Les objets de tables, décorées aux armes des Loges, que j’ai vus aux expositions maçonniques de Bordeaux et de Tours, témoignent de la vigueur de cette tradition.
La charge de M\ des Banquets est à la fois prenante, contraignante, passionnante. Je me suis lancé dans cette aventure voilà plus de cinq ans, parce que j’avais conscience qu’il y avait énormément de choses à faire et que je pouvais apporter ma petite pierre.
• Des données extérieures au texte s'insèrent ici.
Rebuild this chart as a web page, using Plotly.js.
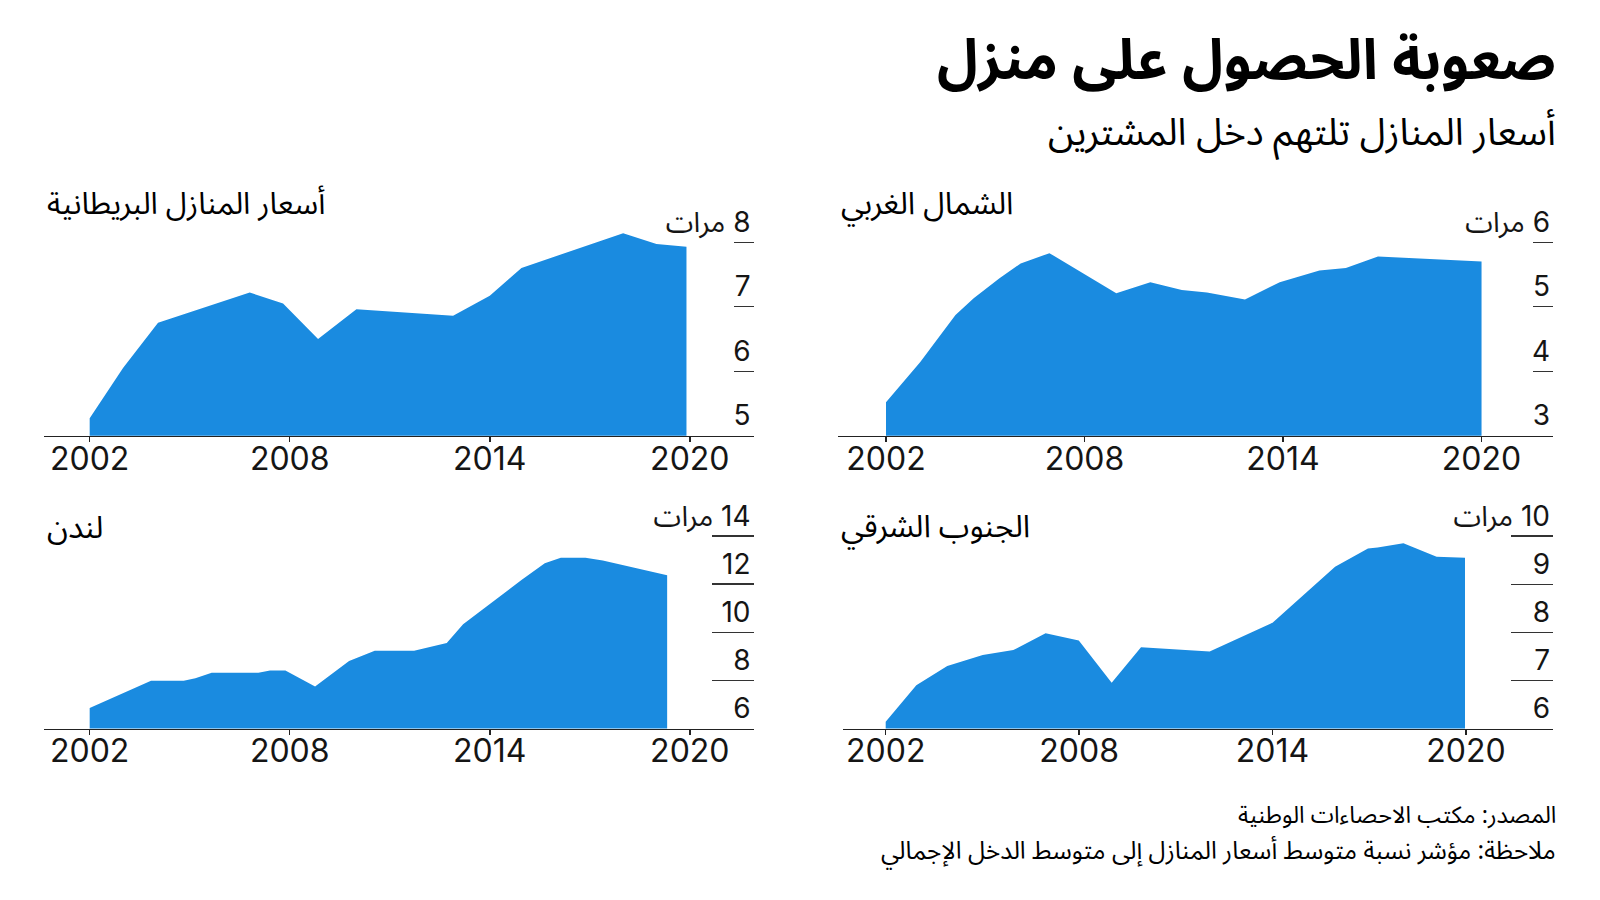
<!DOCTYPE html>
<html>
<head>
<meta charset="utf-8">
<script src="https://cdn.plot.ly/plotly-3.0.1.min.js"></script>
<style>
  html, body { margin: 0; padding: 0; background: #ffffff; }
  #chart { width: 1600px; height: 900px; }
</style>
</head>
<body>
<div id="chart"></div>
<script>
// ---- Data ----
const xTickYears = [2002, 2008, 2014, 2020];
const xTickLabels = ['2002', '2008', '2014', '2020'];

// UK (England) house price to earnings ratio
const ukYears = [2002, 2003, 2004.05, 2006.8, 2007.8, 2008.85, 2010, 2012.9, 2014, 2014.95, 2018, 2019, 2019.9];
const ukRatio = [5.27, 6.05, 6.75, 7.22, 7.05, 6.50, 6.96, 6.86, 7.17, 7.60, 8.14, 7.97, 7.93];

// North West
const nwYears = [2002, 2002.75, 2003.03, 2004.1, 2004.65, 2005.43, 2006.07, 2006.94, 2008.96, 2009.99, 2010.94, 2011.7, 2012.85, 2013.9, 2014.54, 2015.1, 2015.9, 2016.87, 2020];
const nwRatio = [3.52, 3.98, 4.14, 4.87, 5.13, 5.44, 5.67, 5.83, 5.21, 5.38, 5.26, 5.22, 5.11, 5.38, 5.48, 5.56, 5.60, 5.78, 5.70];

// London
const ldYears = [2002, 2003.84, 2004.82, 2005.17, 2005.66, 2007.06, 2007.41, 2007.87, 2008.76, 2009.78, 2010.55, 2011.73, 2012.71, 2013.2, 2014.95, 2015.65, 2016.13, 2016.87, 2017.39, 2017.95, 2019.32];
const ldRatio = [6.85, 7.98, 7.98, 8.09, 8.32, 8.32, 8.41, 8.41, 7.75, 8.81, 9.23, 9.23, 9.55, 10.33, 12.17, 12.87, 13.10, 13.10, 12.98, 12.80, 12.37];

// South East
const seYears = [2002, 2002.95, 2003.91, 2005.01, 2005.96, 2006.96, 2007.99, 2009.01, 2009.92, 2012.05, 2014, 2014.91, 2015.94, 2016.96, 2017.26, 2018.06, 2019.09, 2019.97];
const seRatio = [6.14, 6.90, 7.30, 7.53, 7.63, 7.98, 7.83, 6.95, 7.69, 7.60, 8.20, 8.74, 9.36, 9.74, 9.76, 9.85, 9.57, 9.55];

// Y tick values / labels per panel
const ukTickVals = [5, 6, 7, 8];
const ukTickText = ['5', '6', '7', 'مرات\u200E 8'];
const nwTickVals = [3, 4, 5, 6];
const nwTickText = ['3', '4', '5', 'مرات\u200E 6'];
const ldTickVals = [6, 8, 10, 12, 14];
const ldTickText = ['6', '8', '10', '12', 'مرات\u200E 14'];
const seTickVals = [6, 7, 8, 9, 10];
const seTickText = ['6', '7', '8', '9', 'مرات\u200E 10'];

// Text
const mainTitle = 'صعوبة الحصول على منزل';
const subTitle = 'أسعار المنازل تلتهم دخل المشترين';
const panelTitles = ['أسعار المنازل البريطانية', 'الشمال الغربي', 'لندن', 'الجنوب الشرقي'];
const sourceText = 'المصدر: مكتب الاحصاءات الوطنية';
const noteText = 'ملاحظة: مؤشر نسبة متوسط أسعار المنازل إلى متوسط الدخل الإجمالي';

// ---- Styling ----
const W = 1600, H = 900;
const BLUE = '#1a8be0';
const INK = '#151515';
const NUMFONT = 'Inter, "Noto Sans Arabic", "DejaVu Sans", sans-serif';
const ARFONT = '"Noto Sans Arabic", "DejaVu Sans", sans-serif';

const px = v => v / W;
const py = v => 1 - v / H;

function areaTrace(x, y, xa, ya) {
  return {
    type: 'scatter', mode: 'lines', x: x, y: y,
    xaxis: xa, yaxis: ya,
    fill: 'tozeroy', fillcolor: BLUE,
    line: { width: 0, color: BLUE },
    hoverinfo: 'skip', showlegend: false
  };
}

function xAxis(domL, domR, r0, r1, anchor) {
  return {
    domain: [px(domL), px(domR)], range: [r0, r1], anchor: anchor,
    showline: true, linecolor: '#222', linewidth: 1.5,
    ticks: 'outside', ticklen: 5, tickwidth: 1.5, tickcolor: '#222',
    tickvals: xTickYears, ticktext: xTickLabels,
    ticklabelstandoff: -11,
    tickfont: { family: NUMFONT, size: 32, color: INK },
    showgrid: false, zeroline: false, fixedrange: true
  };
}

function yAxis(domB, domT, r0, r1, posX, tv, tt, tlen) {
  return {
    domain: [py(domB), py(domT)], range: [r0, r1],
    anchor: 'free', position: px(posX),
    side: 'right', showline: false,
    ticks: 'inside', ticklen: tlen, tickwidth: 1.3, tickcolor: '#333',
    tickvals: tv, ticktext: tt,
    ticklabelposition: 'inside top',
    ticklabeloverflow: 'allow',
    tickfont: { family: NUMFONT, size: 28, color: INK },
    showgrid: false, zeroline: false, fixedrange: true
  };
}

const data = [
  areaTrace(ukYears, ukRatio, 'x', 'y'),
  areaTrace(nwYears, nwRatio, 'x2', 'y2'),
  areaTrace(ldYears, ldRatio, 'x3', 'y3'),
  areaTrace(seYears, seRatio, 'x4', 'y4')
];

function ann(text, x, y, xanchor, size, weight) {
  return {
    text: text, xref: 'paper', yref: 'paper', x: px(x), y: py(y),
    xanchor: xanchor, yanchor: 'middle', showarrow: false,
    font: { family: ARFONT, size: size, color: '#000', weight: weight || 400 }
  };
}

const layout = {
  width: W, height: H,
  margin: { l: 0, r: 0, t: 0, b: 0, pad: 0 },
  paper_bgcolor: '#ffffff', plot_bgcolor: 'rgba(0,0,0,0)',
  showlegend: false,
  xaxis:  xAxis(44, 753.5, 2000.63, 2021.91, 'y'),
  yaxis:  yAxis(435.7, 200, 5, 8.654, 753.5, ukTickVals, ukTickText, 20),
  xaxis2: xAxis(837.7, 1553, 2000.54, 2022.16, 'y2'),
  yaxis2: yAxis(435.7, 200, 3, 6.654, 1553, nwTickVals, nwTickText, 20),
  xaxis3: xAxis(44, 753.5, 2000.63, 2021.91, 'y3'),
  yaxis3: yAxis(728.5, 500, 6, 15.497, 753.5, ldTickVals, ldTickText, 42),
  xaxis4: xAxis(843.3, 1553, 2000.685, 2022.70, 'y4'),
  yaxis4: yAxis(728.5, 500, 6, 10.75, 1553, seTickVals, seTickText, 42),
  annotations: [
    ann(mainTitle, 1558, 61, 'right', 56, 700),
    ann(subTitle, 1558, 133, 'right', 37.5),
    ann(panelTitles[0], 45, 204, 'left', 30.5),
    ann(panelTitles[1], 839, 204, 'left', 31),
    ann(panelTitles[2], 45, 528, 'left', 31),
    ann(panelTitles[3], 839, 527, 'left', 31),
    ann(sourceText, 1558, 815, 'right', 23.4),
    ann(noteText, 1558, 851, 'right', 24.6)
  ]
};

Plotly.newPlot('chart', data, layout, { staticPlot: true, displayModeBar: false });
</script>
</body>
</html>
Je pensais, et je pense toujours, que je peux me rendre utile à mes FF\ et les aider, d’une modeste façon, dans leur parcours personnel.
C’est aussi une façon d’affirmer mon engagement maçonnique, que d’être le garant de cette continuité, de cette tradition.
Dans un Orient éloigné, un vieux frère, Maître des Banquets m’a dit un jour :
« tu verras, les Vénérables passent, les Maîtres des Banquets restent »…
Etre le gardien de la Loge est toujours un peu vrai, même si par moments, on a envie de passer la main.
A nous de faire en sorte que mon successeur, un jour, troque bien son tablier de traiteur contre un solide tablier de Franc-Maçon.